They say politics makes strange bedfellows, but for now it seems to be working for the United Kingdom’s new government. Voters, fatigued by New Labor, changed the locks to Parliament and 10 Downing Street, and arranged a shotgun wedding between the Tories and the Liberal Democratic Party. The Liberal Democrats snared a few key cabinet ministries as a result of joining the ruling coalition, with one of them, Chris Huhne, taking the post heading energy and climate change.
Like many governments on both sides of the pond, the UK has ambitious renewable energy goals but is struggling trying to meet them. One issue is wind: Britain receives a good share of it, but has struggled building small-scale wind farms because local councils have resisted, choosing to keep the view (analogous to the dispute over whether offshore wind farms should be built off of Massachusetts’ Cape Cod). So Huhne’s deputy, Energy Minister Charles Hendry has attempted to change minds by working to repeal a law that prevented local governments from selling electrical power back to the national grid—which in turn would allow local town councils to raise revenues. Depending on your point of view, this is either increasing local control or bribery—local leaders may just choose to ignore those who do not want such installations near their backyard.
Living in California may leave one jaded that Californians are the masters of NIMBYism (not in my backyard-ism). This phenomenon, of course, occurs in the other 49 states and abroad, derailing plans including renewable energy projects, refineries, homeless shelters, and mass transit expansion. NIMBYism is an issue in the United Kingdom, and not just in those delicious 1990s Keeping Up Appearances episodes, showcasing Hyacinth Bucket (it’s boo-quet!), penultimate social snob, who was frantically keeping anything “common” out of her neighborhood–including her relatives, which she adored as long as they stayed in their council housing flat. How she would have reacted to a wind turbine is unknown.

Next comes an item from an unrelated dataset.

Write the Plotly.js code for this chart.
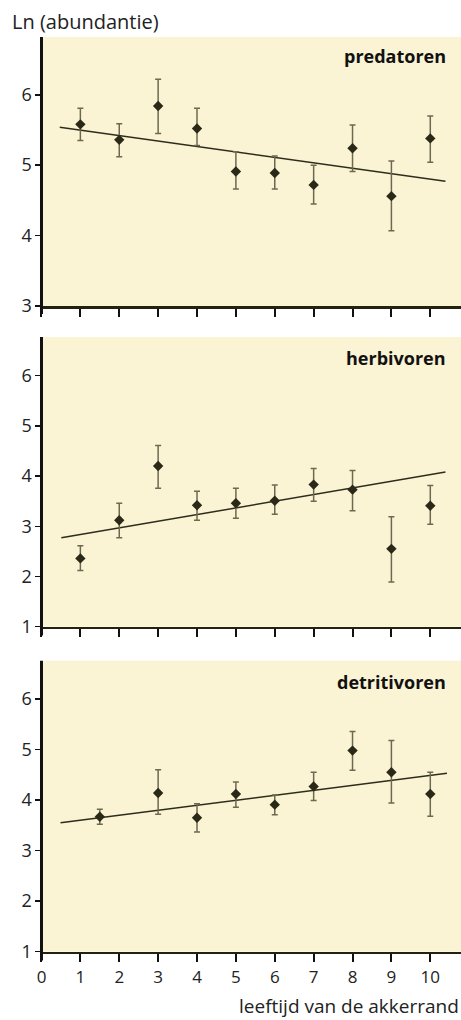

For many in the bucolic British countryside, the sight of wind turbines dotting the countryside will be hard to stomach. But climate change minster Greg Barker, who like Hendry is a Tory, says the government wants to see more homes, businesses, and communities creating their own energy. The trick is to repeal a law on the books that has existed since 1976. Whether or not one believes that the green job creation will result, or if climate change data supports the need to move away from fossil fuels, are issues that are beside the point. The evidence suggests that oil will again spike at some point. The UK’s Department of Energy and Climate Change estimates that 100,000 homes already have installed micro-generation energy technologies—and more would make the move if a change in law occurs. Self sufficiency will be key, made easier of more money ends up in pocketbooks instead of the utility bills.